Why the Holocaust learning centre is set for the wrong location

An artist’s impression showing the park view of the proposed Holocaust Memorial and Learning Centre in London’s Victoria Tower Gardens next to parliament.
An artist’s impression showing the park view of the proposed Holocaust Memorial and Learning Centre in London’s Victoria Tower Gardens next to parliament. Photograph: UK Holocaust Memorial/PA

‘The idea of having a memorial to this catastrophe next to the mother of parliaments,” says Dr Martin Stern, “is brilliant.” He speaks of the Holocaust memorial proposed for Victoria Tower Gardens, next to the Palace of Westminster. He does not, though, feel the same way about a learning centre that is proposed to go with the memorial.
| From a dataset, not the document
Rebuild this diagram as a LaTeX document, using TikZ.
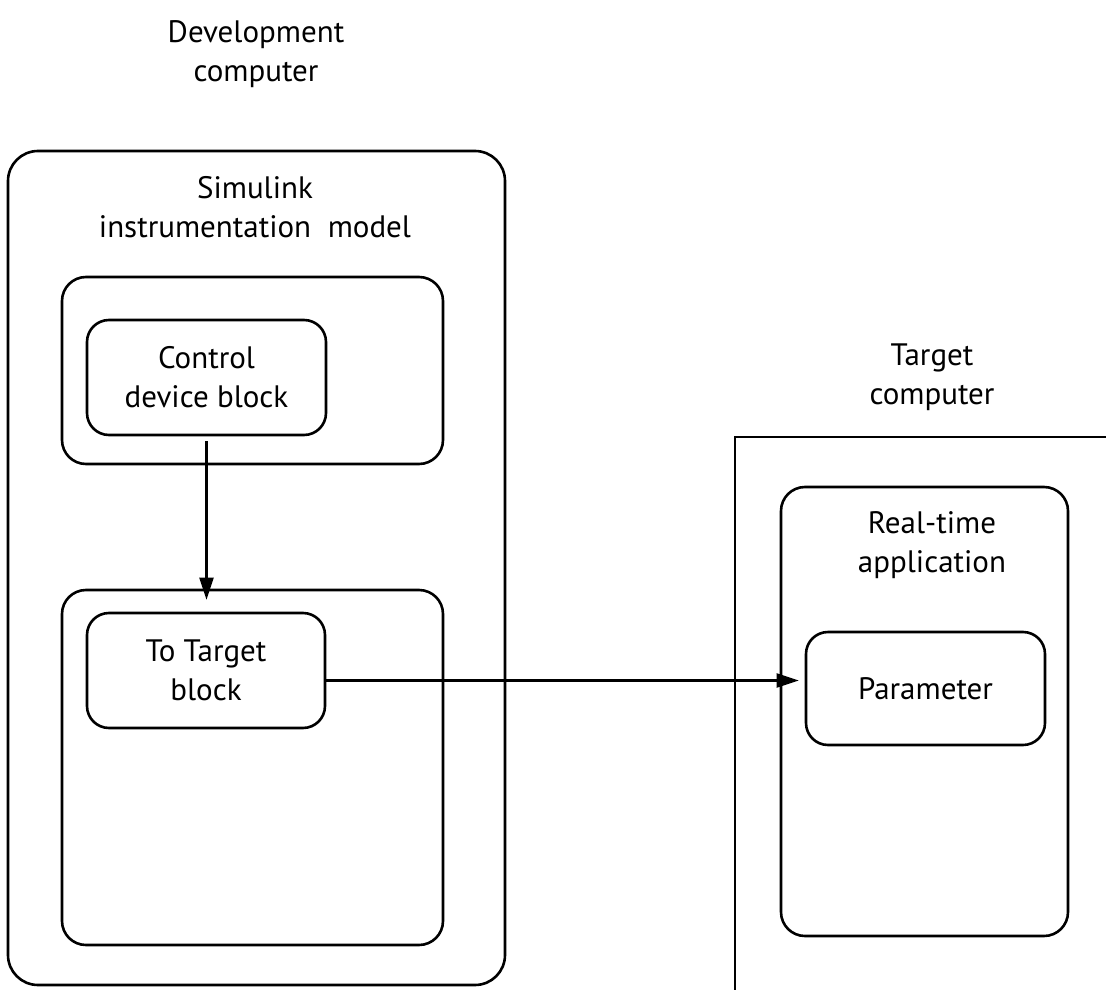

He feels that this would be a “calamitous mistake”, both “ridiculously large” for the small park in which it would be located and “ridiculously small” for its intended purpose.

Stern’s views should carry some weight. He is a survivor of the Theresienstadt concentration camp, where he was sent at the age of five. In 2018, he was awarded an MBE for his services to Holocaust education. He was an early backer of the memorial idea and was “induced to record a video” in its support before he saw the full extent of the plans. He tells me that “it distresses me greatly to upset people that I respect and like” who support the project. But he feels it is too important an issue to remain silent.

The UK Holocaust Memorial and Learning Centre has been contentious ever since David Cameron announced it in 2016. Objectors have questioned whether it is the most effective way of ensuring that the Holocaust is fully remembered in the future. They have also opposed its unquestionable impact on Victoria Tower Gardens and the threat its excavation poses to magnificent mature plane trees. The security aspect of putting it in the middle of Westminster is, as Stern puts it, “a nightmare. It’s an obvious target for nutcases.” The learning centre magnifies these issues. It has to be buried underground because there is nowhere else for it to go. It requires bag checks and security screenings. It bloats the project into something unwieldy and cumbersome and drives the cost up to a figure that is now more than £100m.

Stern points out, as have others, that there is a much better place for such a centre, in the Imperial War Museum, which already has powerful and informative Holocaust galleries about a mile from the memorial site. There is more room there for a learning centre, he says, and it “could integrate with other organisations… it would have more space for expansion”. He would like to see a less grandiose but still eloquent memorial built next to parliament.

Last year, the then planning minister Chris Pincher gave the project the go-ahead, after a public inquiry recommended approval, but the question is still not settled. Later this month, the high court will hear an appeal against the government’s decision, brought by the London Historic Parks and Gardens Trust.

Stern does not make any claim to speak for all survivors, although he knows many others who feel as he does, but don’t want to speak out. Surely such an endeavour should respect voices such as his wherever possible. The best way to do that would be to place the learning centre in a location where it would flourish. It wouldn’t weaken the project’s ideals and objectives, but would strengthen them.